12. Other systems for ensuring the effectiveness of the audits performed by Auditors

(1) The Corporate Auditors may attend and voice opinions at important meetings of the Company and its subsidiaries if they deem it necessary. The Corporate Auditors may regularly exchange information with Directors, Corporate Officers, and employees of the Company and its subsidiaries or request reports at any time as necessary.

(2) Directors, Corporate Officers, and employees performing the duties of the Company and its subsidiaries shall promptly provide the Corporate Auditors with a report on the status of assets and the performance of their duties if it is requested by the Corporate Auditors. The Corporate Auditors interview Directors, Corporate Officers, and employees of the Company and its subsidiaries as necessary and are given the opportunities to view the information they require. If the Corporate Auditors are investigating the status of a subsidiary's performance of its duties or assets based on their right to investigate subsidiaries, the Directors, Corporate Officers, and employees of the subsidiary must properly and appropriately cooperate with the investigation.

(3) The Corporate Auditors exchange information as appropriate with the Audit Division and other relevant divisions of the Company and its subsidiaries and may request reports as necessary

(4) The Corporate Auditors cooperate closely with the Accounting Auditor and receive reports from the Accounting Auditor based on annual plans and other reports as necessary.
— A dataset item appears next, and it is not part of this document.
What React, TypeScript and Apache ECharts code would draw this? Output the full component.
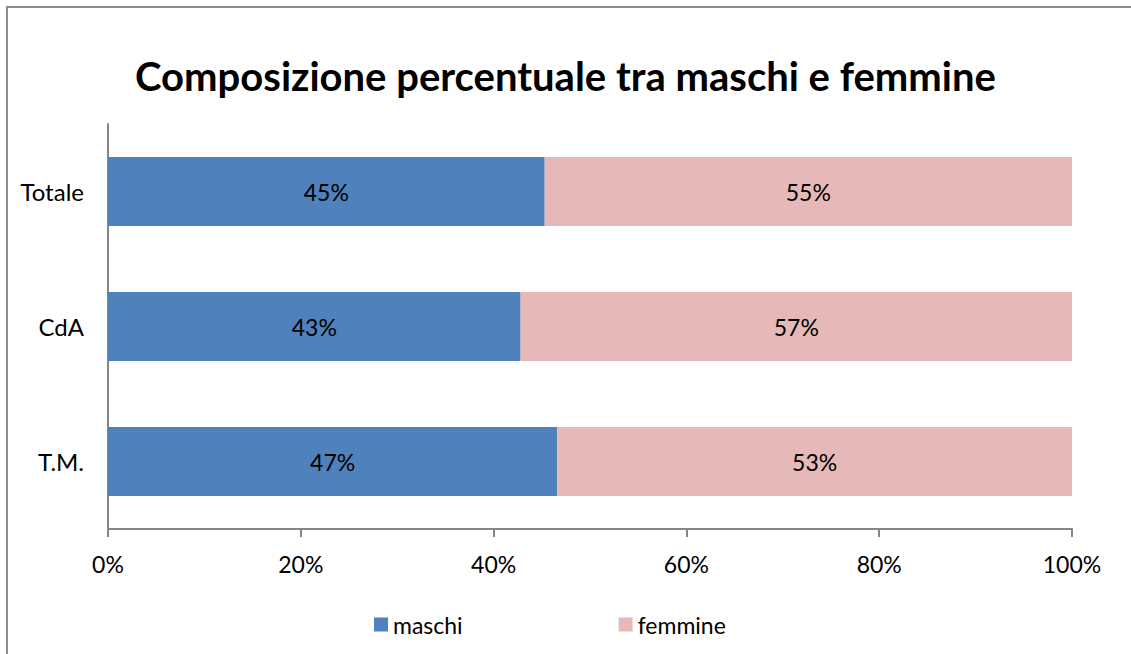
import React, { useEffect, useRef } from "react";
import * as echarts from "echarts";

const categories = ["T.M.", "CdA", "Totale"];
const maschi = [46.6, 42.8, 45.3];
const femmine = [53.4, 57.2, 54.7];
const xTicks = [0, 20, 40, 60, 80, 100];

const FONT = "Lato, 'Noto Sans', sans-serif";

export default function App() {
  const ref = useRef<HTMLDivElement>(null);
  useEffect(() => {
    if (!ref.current) return;
    document.body.style.margin = "0";
    document.documentElement.style.overflow = "hidden";
    document.body.style.overflow = "hidden";
    const chart = echarts.init(ref.current, undefined, { renderer: "svg" });
    chart.setOption({
      animation: false,
      backgroundColor: "#ffffff",
      textStyle: { fontFamily: FONT },
      title: {
        text: "Composizione percentuale tra maschi e femmine",
        left: "center",
        top: 51,
        textStyle: { fontSize: 40, fontWeight: "bold", color: "#000", fontFamily: FONT },
      },
      graphic: [
        {
          type: "line",
          shape: { x1: 6, y1: 7, x2: 1131, y2: 7 },
          style: { stroke: "#8c8c8c", lineWidth: 2 },
          silent: true,
        },
        {
          type: "line",
          shape: { x1: 7, y1: 6, x2: 7, y2: 654 },
          style: { stroke: "#8c8c8c", lineWidth: 2 },
          silent: true,
        },
      ],
      legend: {
        left: 369,
        top: 608,
        itemWidth: 14,
        itemHeight: 14,
        itemGap: 156,
        icon: "rect",
        textStyle: { fontSize: 23, color: "#000", fontFamily: FONT },
        data: ["maschi", "femmine"],
      },
      grid: { left: 108, right: 59, top: 124, bottom: 125, containLabel: false },
      xAxis: {
        type: "value",
        min: xTicks[0],
        max: xTicks[xTicks.length - 1],
        interval: 20,
        axisLine: { show: true, lineStyle: { color: "#868686", width: 2 } },
        axisTick: { show: true, length: 8, lineStyle: { color: "#868686", width: 2 } },
        splitLine: { show: false },
        axisLabel: { formatter: "{value}%", fontSize: 23, color: "#000", margin: 23, fontFamily: FONT },
      },
      yAxis: {
        type: "category",
        data: categories,
        axisLine: { show: true, lineStyle: { color: "#868686", width: 2 } },
        axisTick: { show: false },
        axisLabel: { fontSize: 24, color: "#000", margin: 24, fontFamily: FONT },
      },
      series: [
        {
          name: "maschi",
          type: "bar",
          stack: "tot",
          data: maschi,
          barWidth: 69,
          itemStyle: { color: "#4F81BD" },
          label: {
            show: true,
            position: "inside",
            color: "#000",
            fontSize: 23,
            fontFamily: FONT,
            formatter: (p: any) => Math.round(p.value) + "%",
          },
        },
        {
          name: "femmine",
          type: "bar",
          stack: "tot",
          data: femmine,
          barWidth: 69,
          itemStyle: { color: "#E6B9B8" },
          label: {
            show: true,
            position: "inside",
            color: "#000",
            fontSize: 23,
            fontFamily: FONT,
            formatter: (p: any) => Math.round(p.value) + "%",
          },
        },
      ],
    });
    return () => chart.dispose();
  }, []);
  return <div ref={ref} style={{ width: 1131, height: 654 }} />;
}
(5) The Corporate Auditors may receive advice from lawyers, certified public accountants, and other external experts as necessary at the expense of the Company.

(6) Directors, Corporate Officers, and employees must cooperate to facilitate the effective audit activities of the Corporate Auditors based on the Regulations for the Board of Corporate Auditors and the Auditors Audit Standards established by the Board of Corporate Auditors.

(7) The Corporate Auditors hold regular meetings to strengthen the relationships with the Accounting Auditor and Audit Division in three-party audits.

(8) The Audit Division provides the Corporate Auditors with reports and information such as audit plans, audit results, and risk information to help increase the efficiency and effectiveness of audits.

(9) When the Corporate Auditors order or request an investigation to facilitate efficient audit activities, the Audit Division shall cooperate with the Corporate Auditors.

(10) The Corporate Auditors may request an advance report and voice their opinions on the appointment or dismissal of the head of the Audit Division and any disciplinary action against the head of Audit Division.